------ DATASET EXCERPTS ------

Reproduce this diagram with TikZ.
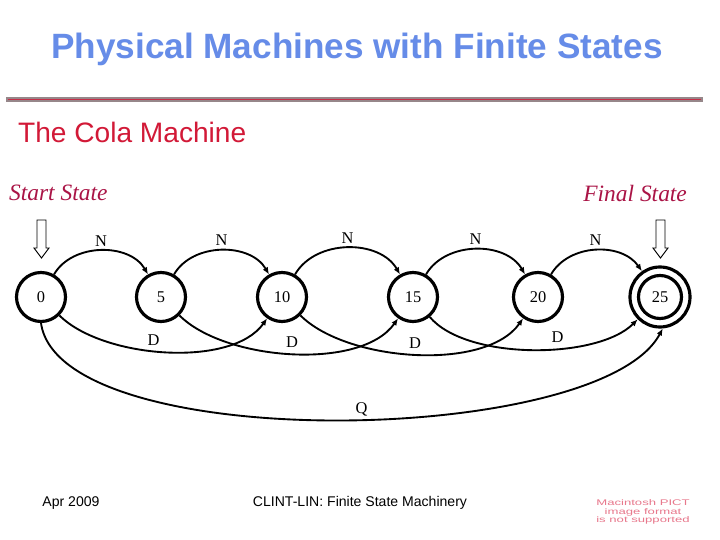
\documentclass[tikz,border=0pt]{standalone}
\usepackage{fontspec}
\setmainfont{Liberation Serif}
\setsansfont{Liberation Sans}
\usetikzlibrary{arrows.meta}

\definecolor{titleblue}{RGB}{102,140,232}
\definecolor{colared}{RGB}{210,25,55}
\definecolor{statered}{RGB}{170,20,70}
\definecolor{rulegray}{RGB}{150,135,138}
\definecolor{pictpink}{RGB}{232,120,140}

\tikzset{
  state/.style={circle, draw, line width=2.7pt, minimum size=14.7mm, inner sep=0pt,
    font=\fontsize{14}{16}\selectfont},
  trans/.style={line width=1.6pt, -{Latex[length=6pt,width=5pt]}},
  lbl/.style={font=\fontsize{14}{16}\selectfont, inner sep=2pt},
  pointer/.style={draw, fill=white, line width=0.8pt}
}

\begin{document}
\begin{tikzpicture}[x=0.3mm, y=0.3mm]
  \fill[white] (0,0) rectangle (720,540);
  \useasboundingbox (0,0) rectangle (720,540);

  % Kop
  \node[font=\sffamily\bfseries\fontsize{30}{34}\selectfont, text=titleblue] (title) at (357,491) {Physical Machines with Finite States};
  \fill[rulegray] (6,438) rectangle (703,443);
  \draw[colared!80!rulegray, line width=0.8pt] (8,440.5) -- (701,440.5);
  \node[anchor=west, font=\sffamily\fontsize{24}{28}\selectfont, text=colared] (cola) at (14,408) {The Cola Machine};
  \node[anchor=west, font=\itshape\fontsize{20}{24}\selectfont, text=statered] (startlbl) at (5,347) {Start State};
  \node[anchor=east, font=\itshape\fontsize{20}{24}\selectfont, text=statered] (finallbl) at (691,347) {Final State};

  % Toestanden
  \node[state] (s0) at (41,243) {0};
  \node[state] (s5) at (161,243) {5};
  \node[state] (s10) at (282,243) {10};
  \node[state] (s15) at (413,243) {15};
  \node[state] (s20) at (538,243) {20};
  \node[state, minimum size=18mm] (s25) at (660,243) {25};
  \draw[line width=2.7pt] (s25) circle (21.5);

  % Start- en eindpijl
  \draw[pointer] (37,320) -- (46,320) -- (46,292) -- (49,292) -- (41.5,282) -- (34,292) -- (37,292) -- cycle;
  \draw[pointer] (656,320) -- (665,320) -- (665,292) -- (668,292) -- (660.5,282) -- (653,292) -- (656,292) -- cycle;

  % N: nickel
  \draw[trans] (s0) to[out=60, in=120] node[lbl, above=1pt] {N} (s5);
  \draw[trans] (s5) to[out=60, in=120] node[lbl, above=1pt] {N} (s10);
  \draw[trans] (s10) to[out=60, in=120] node[lbl, above=1pt] {N} (s15);
  \draw[trans] (s15) to[out=60, in=120] node[lbl, above=1pt] {N} (s20);
  \draw[trans] (s20) to[out=60, in=125] node[lbl, above=1pt] {N} (s25);

  % D: dime
  \draw[trans] (s0) to[out=-45, in=-125, looseness=0.75] node[lbl, above=2pt, pos=0.45] {D} (s10);
  \draw[trans] (s5) to[out=-45, in=-125, looseness=0.75] node[lbl, above=2pt] {D} (s15);
  \draw[trans] (s10) to[out=-45, in=-125, looseness=0.75] node[lbl, above=2pt] {D} (s20);
  \draw[trans] (s15) to[out=-50, in=-135, looseness=0.7] node[lbl, above=2pt, pos=0.6] {D} (s25);

  % Q: quarter
  \draw[trans] (s0.south) to[out=-82, in=-118, looseness=0.55] node[lbl, above, pos=0.53] {Q} (s25.-85);

  % Voet
  \node[font=\sffamily\fontsize{12}{14}\selectfont] (date) at (71,37) {Apr 2009};
  \node[font=\sffamily\fontsize{12}{14}\selectfont] (course) at (360,37) {CLINT-LIN: Finite State Machinery};
  \node[font=\sffamily\fontsize{7}{7.2}\selectfont, text=pictpink, align=center, xscale=1.6, transform shape] (pict) at (643,28) {Macintosh PICT\\image format\\is not supported};
\end{tikzpicture}
\end{document}
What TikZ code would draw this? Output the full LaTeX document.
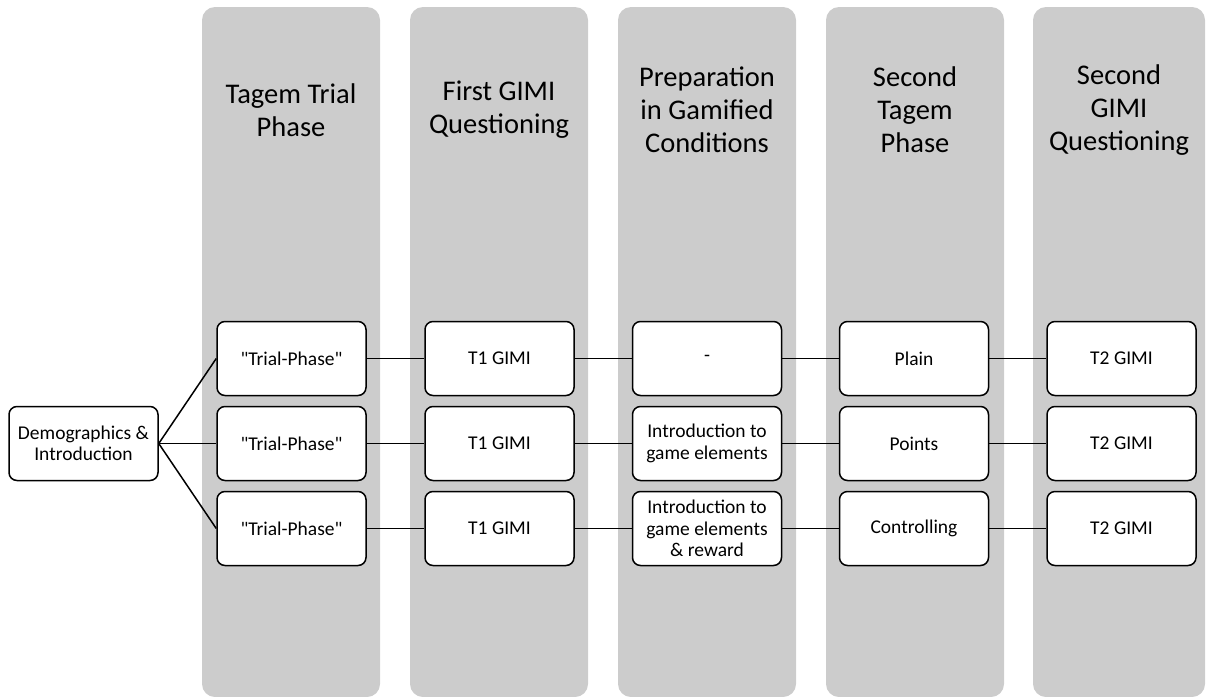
\documentclass[tikz,border=0pt]{standalone}
\usepackage{fontspec}
\newfontfamily\calfont{Carlito}
\definecolor{phasegray}{RGB}{204,204,204}
\begin{document}
\begin{tikzpicture}[x=1pt,y=-1pt,
        phase/.style={rectangle, rounded corners=13pt, fill=phasegray, minimum width=178pt, minimum height=690pt, inner sep=0pt},
        title/.style={align=center, font=\calfont\fontsize{28.5}{33}\selectfont},
        stepbox/.style={draw, line width=1.5pt, rounded corners=8pt, fill=white, minimum width=149pt, minimum height=74pt, inner sep=0pt, align=center, font=\calfont\fontsize{19.5}{21.5}\selectfont},
        link/.style={line width=1.5pt}]
        \useasboundingbox (0,0) rectangle (1206,696);

        % Phase columns
        \node[phase] (P1) at (291,352) {};
        \node[phase] (P2) at (499,352) {};
        \node[phase] (P3) at (707,352) {};
        \node[phase] (P4) at (915,352) {};
        \node[phase, minimum width=172pt] (P5) at (1119,352) {};

        % Column titles
        \node[title] (T1) at (291,110) {Tagem Trial\\Phase};
        \node[title] (T2) at (499,110) {First GIMI\\Questioning};
        \node[title] (T3) at (707,110) {Preparation\\in Gamified\\Conditions};
        \node[title] (T4) at (915,110) {Second\\Tagem\\Phase};
        \node[title] (T5) at (1119,110) {Second\\GIMI\\Questioning};

        % Start
        \node[stepbox] (demo) at (83.5,443.5) {Demographics \&\\Introduction};

        % Row a
        \node[stepbox] (a1) at (291.5,358.5) {"Trial-Phase"};
        \node[stepbox] (a2) at (499.5,358.5) {T1 GIMI};
        \node[stepbox] (a3) at (707,358.5) {-};
        \node[stepbox] (a4) at (914,358.5) {Plain};
        \node[stepbox] (a5) at (1121.5,358.5) {T2 GIMI};

        % Row b
        \node[stepbox] (b1) at (291.5,443.5) {"Trial-Phase"};
        \node[stepbox] (b2) at (499.5,443.5) {T1 GIMI};
        \node[stepbox] (b3) at (707,443.5) {Introduction to\\game elements};
        \node[stepbox] (b4) at (914,443.5) {Points};
        \node[stepbox] (b5) at (1121.5,443.5) {T2 GIMI};

        % Row c
        \node[stepbox] (c1) at (291.5,528.5) {"Trial-Phase"};
        \node[stepbox] (c2) at (499.5,528.5) {T1 GIMI};
        \node[stepbox] (c3) at (707,528.5) {Introduction to\\game elements\\\& reward};
        \node[stepbox] (c4) at (914,528.5) {Controlling};
        \node[stepbox] (c5) at (1121.5,528.5) {T2 GIMI};

        % Links
        \foreach \r in {a,b,c} {
            \draw[link] (demo.east) -- (\r1.west);
            \draw[link] (\r1) -- (\r2);
            \draw[link] (\r2) -- (\r3);
            \draw[link] (\r3) -- (\r4);
            \draw[link] (\r4) -- (\r5);
        }
    \end{tikzpicture}
\end{document}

------

EXERCISE BRIEF >>
Images must not appear in the copy; reproduce everything else in the records verbatim.

COMPLETE ANSWER >>
Reproduce this diagram with TikZ.
\documentclass[tikz,border=0pt]{standalone}
\usepackage{fontspec}
\setmainfont{Liberation Serif}
\setsansfont{Liberation Sans}
\usetikzlibrary{arrows.meta}

\definecolor{titleblue}{RGB}{102,140,232}
\definecolor{colared}{RGB}{210,25,55}
\definecolor{statered}{RGB}{170,20,70}
\definecolor{rulegray}{RGB}{150,135,138}
\definecolor{pictpink}{RGB}{232,120,140}

\tikzset{
  state/.style={circle, draw, line width=2.7pt, minimum size=14.7mm, inner sep=0pt,
    font=\fontsize{14}{16}\selectfont},
  trans/.style={line width=1.6pt, -{Latex[length=6pt,width=5pt]}},
  lbl/.style={font=\fontsize{14}{16}\selectfont, inner sep=2pt},
  pointer/.style={draw, fill=white, line width=0.8pt}
}

\begin{document}
\begin{tikzpicture}[x=0.3mm, y=0.3mm]
  \fill[white] (0,0) rectangle (720,540);
  \useasboundingbox (0,0) rectangle (720,540);

  % Kop
  \node[font=\sffamily\bfseries\fontsize{30}{34}\selectfont, text=titleblue] (title) at (357,491) {Physical Machines with Finite States};
  \fill[rulegray] (6,438) rectangle (703,443);
  \draw[colared!80!rulegray, line width=0.8pt] (8,440.5) -- (701,440.5);
  \node[anchor=west, font=\sffamily\fontsize{24}{28}\selectfont, text=colared] (cola) at (14,408) {The Cola Machine};
  \node[anchor=west, font=\itshape\fontsize{20}{24}\selectfont, text=statered] (startlbl) at (5,347) {Start State};
  \node[anchor=east, font=\itshape\fontsize{20}{24}\selectfont, text=statered] (finallbl) at (691,347) {Final State};

  % Toestanden
  \node[state] (s0) at (41,243) {0};
  \node[state] (s5) at (161,243) {5};
  \node[state] (s10) at (282,243) {10};
  \node[state] (s15) at (413,243) {15};
  \node[state] (s20) at (538,243) {20};
  \node[state, minimum size=18mm] (s25) at (660,243) {25};
  \draw[line width=2.7pt] (s25) circle (21.5);

  % Start- en eindpijl
  \draw[pointer] (37,320) -- (46,320) -- (46,292) -- (49,292) -- (41.5,282) -- (34,292) -- (37,292) -- cycle;
  \draw[pointer] (656,320) -- (665,320) -- (665,292) -- (668,292) -- (660.5,282) -- (653,292) -- (656,292) -- cycle;

  % N: nickel
  \draw[trans] (s0) to[out=60, in=120] node[lbl, above=1pt] {N} (s5);
  \draw[trans] (s5) to[out=60, in=120] node[lbl, above=1pt] {N} (s10);
  \draw[trans] (s10) to[out=60, in=120] node[lbl, above=1pt] {N} (s15);
  \draw[trans] (s15) to[out=60, in=120] node[lbl, above=1pt] {N} (s20);
  \draw[trans] (s20) to[out=60, in=125] node[lbl, above=1pt] {N} (s25);

  % D: dime
  \draw[trans] (s0) to[out=-45, in=-125, looseness=0.75] node[lbl, above=2pt, pos=0.45] {D} (s10);
  \draw[trans] (s5) to[out=-45, in=-125, looseness=0.75] node[lbl, above=2pt] {D} (s15);
  \draw[trans] (s10) to[out=-45, in=-125, looseness=0.75] node[lbl, above=2pt] {D} (s20);
  \draw[trans] (s15) to[out=-50, in=-135, looseness=0.7] node[lbl, above=2pt, pos=0.6] {D} (s25);

  % Q: quarter
  \draw[trans] (s0.south) to[out=-82, in=-118, looseness=0.55] node[lbl, above, pos=0.53] {Q} (s25.-85);

  % Voet
  \node[font=\sffamily\fontsize{12}{14}\selectfont] (date) at (71,37) {Apr 2009};
  \node[font=\sffamily\fontsize{12}{14}\selectfont] (course) at (360,37) {CLINT-LIN: Finite State Machinery};
  \node[font=\sffamily\fontsize{7}{7.2}\selectfont, text=pictpink, align=center, xscale=1.6, transform shape] (pict) at (643,28) {Macintosh PICT\\image format\\is not supported};
\end{tikzpicture}
\end{document}
What TikZ code would draw this? Output the full LaTeX document.
\documentclass[tikz,border=0pt]{standalone}
\usepackage{fontspec}
\newfontfamily\calfont{Carlito}
\definecolor{phasegray}{RGB}{204,204,204}
\begin{document}
\begin{tikzpicture}[x=1pt,y=-1pt,
        phase/.style={rectangle, rounded corners=13pt, fill=phasegray, minimum width=178pt, minimum height=690pt, inner sep=0pt},
        title/.style={align=center, font=\calfont\fontsize{28.5}{33}\selectfont},
        stepbox/.style={draw, line width=1.5pt, rounded corners=8pt, fill=white, minimum width=149pt, minimum height=74pt, inner sep=0pt, align=center, font=\calfont\fontsize{19.5}{21.5}\selectfont},
        link/.style={line width=1.5pt}]
        \useasboundingbox (0,0) rectangle (1206,696);

        % Phase columns
        \node[phase] (P1) at (291,352) {};
        \node[phase] (P2) at (499,352) {};
        \node[phase] (P3) at (707,352) {};
        \node[phase] (P4) at (915,352) {};
        \node[phase, minimum width=172pt] (P5) at (1119,352) {};

        % Column titles
        \node[title] (T1) at (291,110) {Tagem Trial\\Phase};
        \node[title] (T2) at (499,110) {First GIMI\\Questioning};
        \node[title] (T3) at (707,110) {Preparation\\in Gamified\\Conditions};
        \node[title] (T4) at (915,110) {Second\\Tagem\\Phase};
        \node[title] (T5) at (1119,110) {Second\\GIMI\\Questioning};

        % Start
        \node[stepbox] (demo) at (83.5,443.5) {Demographics \&\\Introduction};

        % Row a
        \node[stepbox] (a1) at (291.5,358.5) {"Trial-Phase"};
        \node[stepbox] (a2) at (499.5,358.5) {T1 GIMI};
        \node[stepbox] (a3) at (707,358.5) {-};
        \node[stepbox] (a4) at (914,358.5) {Plain};
        \node[stepbox] (a5) at (1121.5,358.5) {T2 GIMI};

        % Row b
        \node[stepbox] (b1) at (291.5,443.5) {"Trial-Phase"};
        \node[stepbox] (b2) at (499.5,443.5) {T1 GIMI};
        \node[stepbox] (b3) at (707,443.5) {Introduction to\\game elements};
        \node[stepbox] (b4) at (914,443.5) {Points};
        \node[stepbox] (b5) at (1121.5,443.5) {T2 GIMI};

        % Row c
        \node[stepbox] (c1) at (291.5,528.5) {"Trial-Phase"};
        \node[stepbox] (c2) at (499.5,528.5) {T1 GIMI};
        \node[stepbox] (c3) at (707,528.5) {Introduction to\\game elements\\\& reward};
        \node[stepbox] (c4) at (914,528.5) {Controlling};
        \node[stepbox] (c5) at (1121.5,528.5) {T2 GIMI};

        % Links
        \foreach \r in {a,b,c} {
            \draw[link] (demo.east) -- (\r1.west);
            \draw[link] (\r1) -- (\r2);
            \draw[link] (\r2) -- (\r3);
            \draw[link] (\r3) -- (\r4);
            \draw[link] (\r4) -- (\r5);
        }
    \end{tikzpicture}
\end{document}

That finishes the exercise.